_Given exercise_: Copy from the first line below down to and including the line with "TICKS = [0, 20, 40, 60, 80, 100]". Skip the pictures.

_Given data_:
* * * * * * * * *

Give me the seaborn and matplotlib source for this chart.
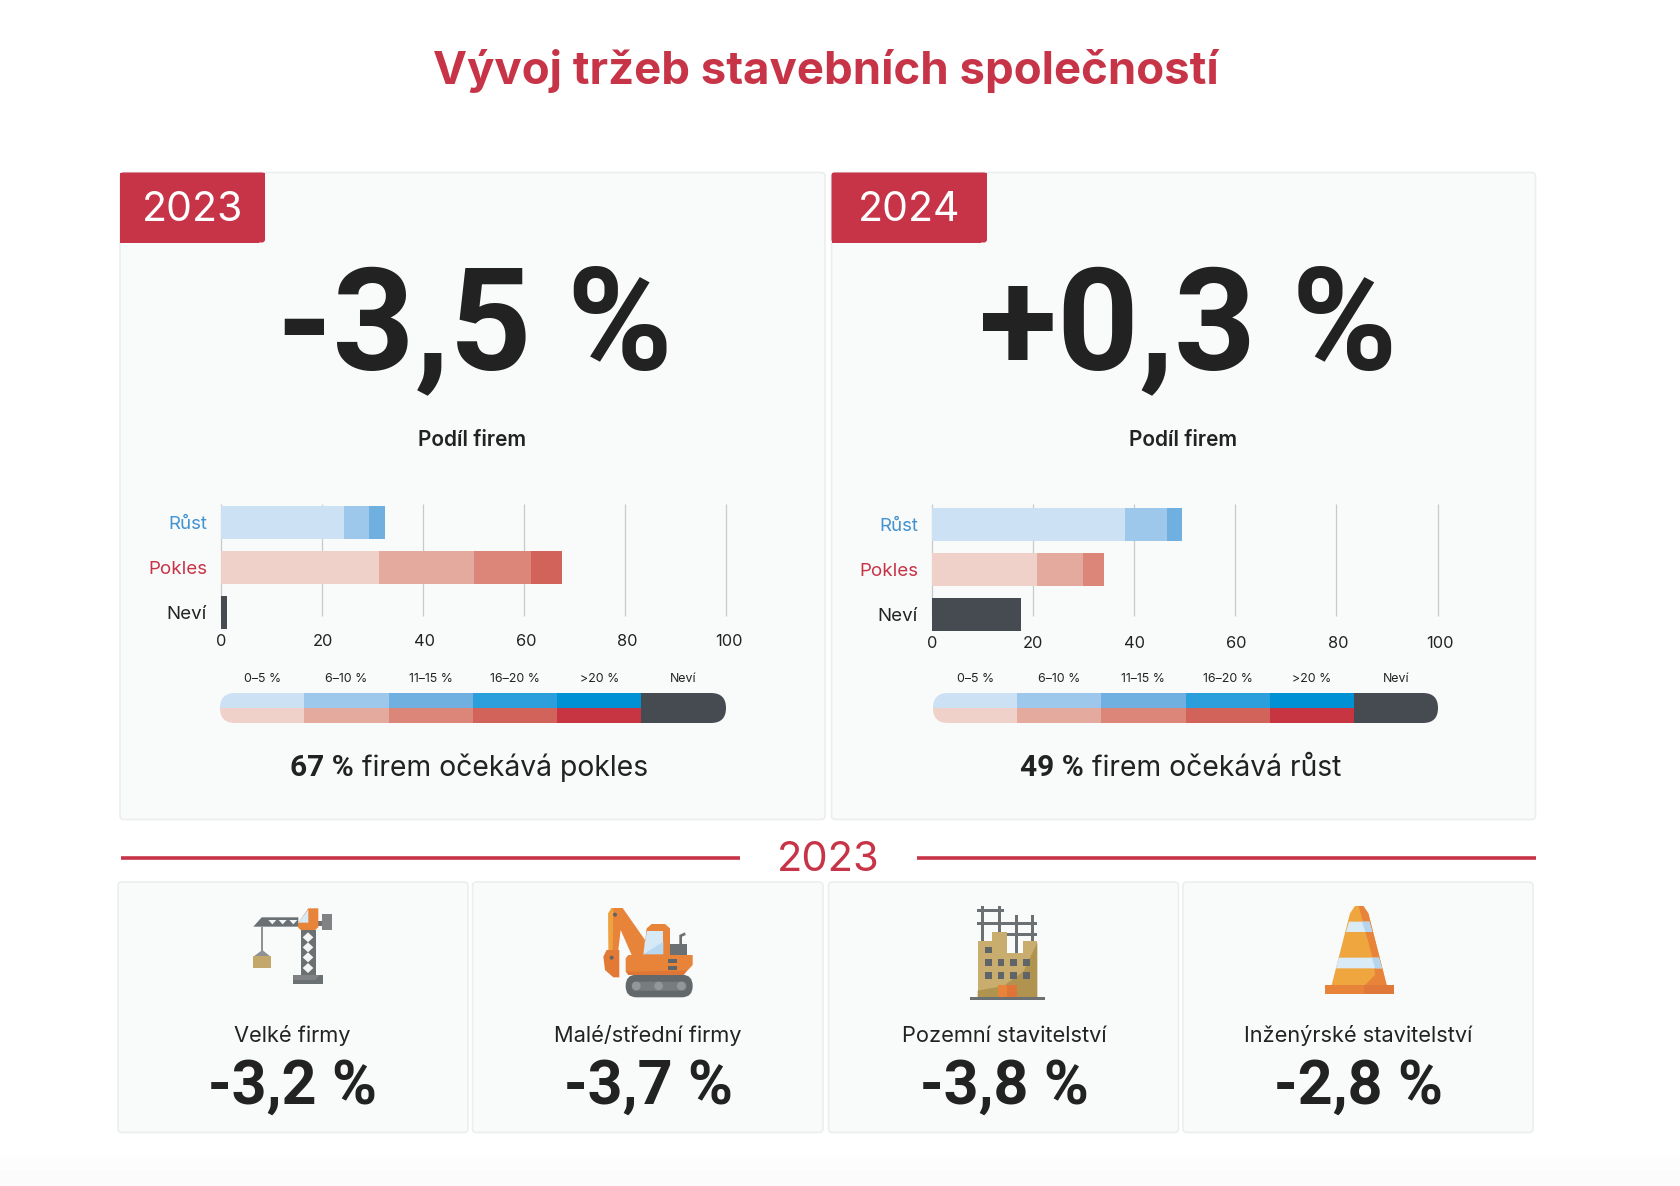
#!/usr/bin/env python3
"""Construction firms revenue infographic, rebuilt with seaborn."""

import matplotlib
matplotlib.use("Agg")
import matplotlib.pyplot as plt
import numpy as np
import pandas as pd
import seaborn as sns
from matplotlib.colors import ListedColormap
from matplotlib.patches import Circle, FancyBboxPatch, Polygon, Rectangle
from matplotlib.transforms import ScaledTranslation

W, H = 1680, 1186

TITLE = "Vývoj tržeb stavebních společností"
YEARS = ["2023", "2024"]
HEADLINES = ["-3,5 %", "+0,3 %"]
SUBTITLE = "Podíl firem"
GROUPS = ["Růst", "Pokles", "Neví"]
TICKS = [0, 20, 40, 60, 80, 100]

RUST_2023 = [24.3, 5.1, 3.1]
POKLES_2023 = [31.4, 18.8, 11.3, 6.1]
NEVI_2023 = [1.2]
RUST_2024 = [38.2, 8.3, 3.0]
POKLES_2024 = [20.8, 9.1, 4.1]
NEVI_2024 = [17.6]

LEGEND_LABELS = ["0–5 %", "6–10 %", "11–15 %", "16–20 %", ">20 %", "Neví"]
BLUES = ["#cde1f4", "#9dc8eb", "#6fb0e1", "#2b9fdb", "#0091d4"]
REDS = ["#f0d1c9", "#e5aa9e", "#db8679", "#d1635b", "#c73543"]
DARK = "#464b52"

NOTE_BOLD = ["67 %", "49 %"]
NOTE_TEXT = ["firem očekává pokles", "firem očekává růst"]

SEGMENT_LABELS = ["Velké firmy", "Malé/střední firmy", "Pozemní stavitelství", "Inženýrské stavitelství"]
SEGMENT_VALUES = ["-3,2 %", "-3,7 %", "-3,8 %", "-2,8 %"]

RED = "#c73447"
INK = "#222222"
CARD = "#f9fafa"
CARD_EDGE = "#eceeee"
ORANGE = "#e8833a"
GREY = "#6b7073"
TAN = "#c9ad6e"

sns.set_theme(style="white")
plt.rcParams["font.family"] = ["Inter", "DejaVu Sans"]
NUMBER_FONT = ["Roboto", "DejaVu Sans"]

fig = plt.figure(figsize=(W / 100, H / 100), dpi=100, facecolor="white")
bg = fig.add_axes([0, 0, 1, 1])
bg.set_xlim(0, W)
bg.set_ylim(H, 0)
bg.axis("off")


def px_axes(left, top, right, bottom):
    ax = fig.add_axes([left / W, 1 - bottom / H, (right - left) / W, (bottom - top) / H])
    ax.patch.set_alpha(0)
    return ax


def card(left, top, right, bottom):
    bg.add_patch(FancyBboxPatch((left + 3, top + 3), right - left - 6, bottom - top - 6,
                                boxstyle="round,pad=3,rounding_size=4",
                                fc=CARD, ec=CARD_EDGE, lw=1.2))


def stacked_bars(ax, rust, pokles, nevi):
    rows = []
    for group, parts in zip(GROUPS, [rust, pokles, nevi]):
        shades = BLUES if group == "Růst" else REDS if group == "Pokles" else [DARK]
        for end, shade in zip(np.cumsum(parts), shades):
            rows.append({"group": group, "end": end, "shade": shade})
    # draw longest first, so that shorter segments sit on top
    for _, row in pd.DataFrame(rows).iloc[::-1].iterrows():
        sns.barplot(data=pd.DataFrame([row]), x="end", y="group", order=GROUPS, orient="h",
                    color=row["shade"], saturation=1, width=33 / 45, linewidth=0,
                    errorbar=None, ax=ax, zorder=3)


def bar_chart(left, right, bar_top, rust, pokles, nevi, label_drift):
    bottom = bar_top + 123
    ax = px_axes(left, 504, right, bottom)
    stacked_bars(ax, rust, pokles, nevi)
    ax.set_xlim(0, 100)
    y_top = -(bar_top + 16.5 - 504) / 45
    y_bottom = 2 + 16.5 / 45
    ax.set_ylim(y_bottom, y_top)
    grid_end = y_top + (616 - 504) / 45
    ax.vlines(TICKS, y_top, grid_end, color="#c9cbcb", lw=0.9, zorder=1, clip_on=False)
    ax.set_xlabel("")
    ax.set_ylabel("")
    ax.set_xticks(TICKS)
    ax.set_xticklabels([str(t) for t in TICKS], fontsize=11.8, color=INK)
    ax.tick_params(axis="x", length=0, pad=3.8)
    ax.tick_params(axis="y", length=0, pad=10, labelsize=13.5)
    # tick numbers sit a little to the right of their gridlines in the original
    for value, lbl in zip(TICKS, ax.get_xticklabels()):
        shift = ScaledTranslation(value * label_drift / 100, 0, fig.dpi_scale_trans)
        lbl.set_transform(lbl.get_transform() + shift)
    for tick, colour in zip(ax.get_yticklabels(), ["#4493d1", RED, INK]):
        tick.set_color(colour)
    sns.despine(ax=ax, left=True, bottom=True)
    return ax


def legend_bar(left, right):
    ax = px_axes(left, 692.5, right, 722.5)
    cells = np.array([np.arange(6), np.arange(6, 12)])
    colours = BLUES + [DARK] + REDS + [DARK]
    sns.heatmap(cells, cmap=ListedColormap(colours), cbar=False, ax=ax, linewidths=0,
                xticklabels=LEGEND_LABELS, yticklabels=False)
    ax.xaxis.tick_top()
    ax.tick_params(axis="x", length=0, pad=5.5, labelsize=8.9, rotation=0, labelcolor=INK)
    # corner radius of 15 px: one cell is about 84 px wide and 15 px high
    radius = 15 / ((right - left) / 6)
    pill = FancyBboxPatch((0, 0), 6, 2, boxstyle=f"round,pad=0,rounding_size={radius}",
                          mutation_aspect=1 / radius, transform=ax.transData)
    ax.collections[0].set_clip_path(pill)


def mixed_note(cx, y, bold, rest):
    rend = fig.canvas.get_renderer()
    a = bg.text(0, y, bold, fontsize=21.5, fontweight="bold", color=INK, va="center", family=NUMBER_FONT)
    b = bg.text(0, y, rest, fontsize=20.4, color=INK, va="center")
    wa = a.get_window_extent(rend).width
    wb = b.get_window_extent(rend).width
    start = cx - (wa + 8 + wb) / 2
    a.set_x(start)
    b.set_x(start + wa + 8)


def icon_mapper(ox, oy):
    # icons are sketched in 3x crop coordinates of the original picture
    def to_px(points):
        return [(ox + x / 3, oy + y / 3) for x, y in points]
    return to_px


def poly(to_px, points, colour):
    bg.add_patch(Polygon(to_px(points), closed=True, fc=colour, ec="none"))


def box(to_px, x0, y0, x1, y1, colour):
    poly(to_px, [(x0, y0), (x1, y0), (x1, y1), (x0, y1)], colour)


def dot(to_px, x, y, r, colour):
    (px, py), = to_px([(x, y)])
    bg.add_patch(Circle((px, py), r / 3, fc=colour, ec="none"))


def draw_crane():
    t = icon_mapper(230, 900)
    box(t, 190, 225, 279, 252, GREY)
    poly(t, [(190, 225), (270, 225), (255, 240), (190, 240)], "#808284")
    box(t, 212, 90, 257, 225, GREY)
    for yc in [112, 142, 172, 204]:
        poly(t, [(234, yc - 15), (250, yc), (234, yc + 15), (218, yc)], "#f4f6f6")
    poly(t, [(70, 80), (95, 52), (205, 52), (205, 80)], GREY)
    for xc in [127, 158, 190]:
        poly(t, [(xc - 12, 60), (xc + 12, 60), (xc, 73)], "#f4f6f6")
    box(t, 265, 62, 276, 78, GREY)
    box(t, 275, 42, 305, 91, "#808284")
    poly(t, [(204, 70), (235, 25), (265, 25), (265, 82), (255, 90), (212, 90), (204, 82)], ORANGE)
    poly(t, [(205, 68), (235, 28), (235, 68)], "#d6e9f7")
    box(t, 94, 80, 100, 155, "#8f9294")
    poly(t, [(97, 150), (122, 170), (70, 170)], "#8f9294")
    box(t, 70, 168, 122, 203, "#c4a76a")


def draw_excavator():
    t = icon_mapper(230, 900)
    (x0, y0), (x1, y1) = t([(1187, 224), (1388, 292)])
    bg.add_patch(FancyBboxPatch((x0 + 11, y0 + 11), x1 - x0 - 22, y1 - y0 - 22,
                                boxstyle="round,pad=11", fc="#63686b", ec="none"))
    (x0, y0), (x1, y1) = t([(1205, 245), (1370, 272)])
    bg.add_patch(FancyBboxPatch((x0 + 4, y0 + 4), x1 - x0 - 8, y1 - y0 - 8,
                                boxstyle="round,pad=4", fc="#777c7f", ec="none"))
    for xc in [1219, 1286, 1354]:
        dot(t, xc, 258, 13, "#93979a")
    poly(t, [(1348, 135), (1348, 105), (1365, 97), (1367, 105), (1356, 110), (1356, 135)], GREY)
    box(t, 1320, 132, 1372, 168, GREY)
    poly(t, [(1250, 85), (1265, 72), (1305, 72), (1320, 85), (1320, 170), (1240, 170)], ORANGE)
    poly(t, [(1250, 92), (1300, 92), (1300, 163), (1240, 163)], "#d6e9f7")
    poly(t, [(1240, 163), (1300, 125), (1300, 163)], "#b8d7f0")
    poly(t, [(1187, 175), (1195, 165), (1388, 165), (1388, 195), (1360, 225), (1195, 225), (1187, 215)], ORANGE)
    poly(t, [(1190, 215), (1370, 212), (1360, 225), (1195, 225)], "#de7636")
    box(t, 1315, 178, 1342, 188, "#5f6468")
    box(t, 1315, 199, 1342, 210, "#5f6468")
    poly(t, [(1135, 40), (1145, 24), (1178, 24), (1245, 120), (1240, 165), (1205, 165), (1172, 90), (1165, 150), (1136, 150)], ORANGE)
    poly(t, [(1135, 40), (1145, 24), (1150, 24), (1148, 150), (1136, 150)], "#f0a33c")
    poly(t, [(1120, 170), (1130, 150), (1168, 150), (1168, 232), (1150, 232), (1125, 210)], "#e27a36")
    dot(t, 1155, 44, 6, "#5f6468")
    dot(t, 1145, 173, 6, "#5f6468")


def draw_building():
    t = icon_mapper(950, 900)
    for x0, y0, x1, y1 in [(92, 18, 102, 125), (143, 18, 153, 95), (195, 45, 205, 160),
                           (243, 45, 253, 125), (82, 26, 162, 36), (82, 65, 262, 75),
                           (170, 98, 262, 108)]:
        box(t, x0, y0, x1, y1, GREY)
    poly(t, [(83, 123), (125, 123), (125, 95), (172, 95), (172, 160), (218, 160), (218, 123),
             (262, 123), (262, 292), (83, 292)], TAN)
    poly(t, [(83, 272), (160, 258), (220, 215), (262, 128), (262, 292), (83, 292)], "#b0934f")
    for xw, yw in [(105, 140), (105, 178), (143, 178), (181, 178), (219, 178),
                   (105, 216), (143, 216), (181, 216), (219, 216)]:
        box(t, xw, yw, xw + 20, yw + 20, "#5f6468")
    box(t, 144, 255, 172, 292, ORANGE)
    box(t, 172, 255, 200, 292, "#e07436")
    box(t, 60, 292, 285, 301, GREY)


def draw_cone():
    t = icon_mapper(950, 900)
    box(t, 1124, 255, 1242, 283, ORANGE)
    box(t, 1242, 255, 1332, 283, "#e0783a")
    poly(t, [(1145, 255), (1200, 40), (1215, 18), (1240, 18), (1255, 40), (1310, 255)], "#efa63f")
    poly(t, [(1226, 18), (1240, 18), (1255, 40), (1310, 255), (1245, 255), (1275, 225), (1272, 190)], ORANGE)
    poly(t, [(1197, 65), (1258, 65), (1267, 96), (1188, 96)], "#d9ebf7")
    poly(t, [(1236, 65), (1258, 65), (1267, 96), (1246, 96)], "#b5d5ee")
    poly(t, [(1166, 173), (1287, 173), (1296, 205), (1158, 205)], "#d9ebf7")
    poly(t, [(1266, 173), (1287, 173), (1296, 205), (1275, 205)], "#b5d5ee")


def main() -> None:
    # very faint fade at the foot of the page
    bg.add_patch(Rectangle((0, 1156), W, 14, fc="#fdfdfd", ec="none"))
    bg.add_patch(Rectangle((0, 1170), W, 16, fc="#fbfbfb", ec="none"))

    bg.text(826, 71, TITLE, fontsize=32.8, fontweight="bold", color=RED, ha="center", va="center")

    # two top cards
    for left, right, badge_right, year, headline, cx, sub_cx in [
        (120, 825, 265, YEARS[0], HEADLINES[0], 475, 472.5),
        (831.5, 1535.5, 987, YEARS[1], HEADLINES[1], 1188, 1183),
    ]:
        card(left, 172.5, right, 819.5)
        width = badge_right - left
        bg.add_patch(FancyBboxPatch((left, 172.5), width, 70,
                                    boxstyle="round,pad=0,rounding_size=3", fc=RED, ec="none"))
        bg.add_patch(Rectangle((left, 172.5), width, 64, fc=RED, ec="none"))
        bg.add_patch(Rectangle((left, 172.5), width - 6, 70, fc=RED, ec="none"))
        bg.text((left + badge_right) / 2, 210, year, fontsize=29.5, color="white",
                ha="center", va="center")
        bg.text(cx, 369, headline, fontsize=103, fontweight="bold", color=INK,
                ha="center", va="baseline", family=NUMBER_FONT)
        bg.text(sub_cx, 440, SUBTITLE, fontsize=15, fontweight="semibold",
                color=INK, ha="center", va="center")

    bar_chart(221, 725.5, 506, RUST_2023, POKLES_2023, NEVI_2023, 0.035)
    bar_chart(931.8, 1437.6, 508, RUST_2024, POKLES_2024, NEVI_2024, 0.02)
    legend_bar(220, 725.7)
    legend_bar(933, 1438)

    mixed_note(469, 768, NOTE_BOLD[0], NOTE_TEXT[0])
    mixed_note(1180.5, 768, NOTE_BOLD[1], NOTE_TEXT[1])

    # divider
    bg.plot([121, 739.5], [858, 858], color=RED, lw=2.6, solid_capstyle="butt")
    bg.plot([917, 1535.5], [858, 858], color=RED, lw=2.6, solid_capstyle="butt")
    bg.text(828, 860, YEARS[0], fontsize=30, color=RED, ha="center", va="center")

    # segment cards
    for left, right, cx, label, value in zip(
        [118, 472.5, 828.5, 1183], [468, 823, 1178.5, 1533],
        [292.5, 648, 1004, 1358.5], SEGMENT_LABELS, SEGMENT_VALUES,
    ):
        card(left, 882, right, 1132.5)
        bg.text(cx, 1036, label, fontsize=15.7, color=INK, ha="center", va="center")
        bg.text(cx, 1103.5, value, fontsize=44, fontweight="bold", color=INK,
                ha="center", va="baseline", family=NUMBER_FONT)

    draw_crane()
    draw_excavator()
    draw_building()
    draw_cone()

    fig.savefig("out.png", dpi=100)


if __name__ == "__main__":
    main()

* * * * * * * * *

_Task response_:
Give me the seaborn and matplotlib source for this chart.
#!/usr/bin/env python3
"""Construction firms revenue infographic, rebuilt with seaborn."""

import matplotlib
matplotlib.use("Agg")
import matplotlib.pyplot as plt
import numpy as np
import pandas as pd
import seaborn as sns
from matplotlib.colors import ListedColormap
from matplotlib.patches import Circle, FancyBboxPatch, Polygon, Rectangle
from matplotlib.transforms import ScaledTranslation

W, H = 1680, 1186

TITLE = "Vývoj tržeb stavebních společností"
YEARS = ["2023", "2024"]
HEADLINES = ["-3,5 %", "+0,3 %"]
SUBTITLE = "Podíl firem"
GROUPS = ["Růst", "Pokles", "Neví"]
TICKS = [0, 20, 40, 60, 80, 100]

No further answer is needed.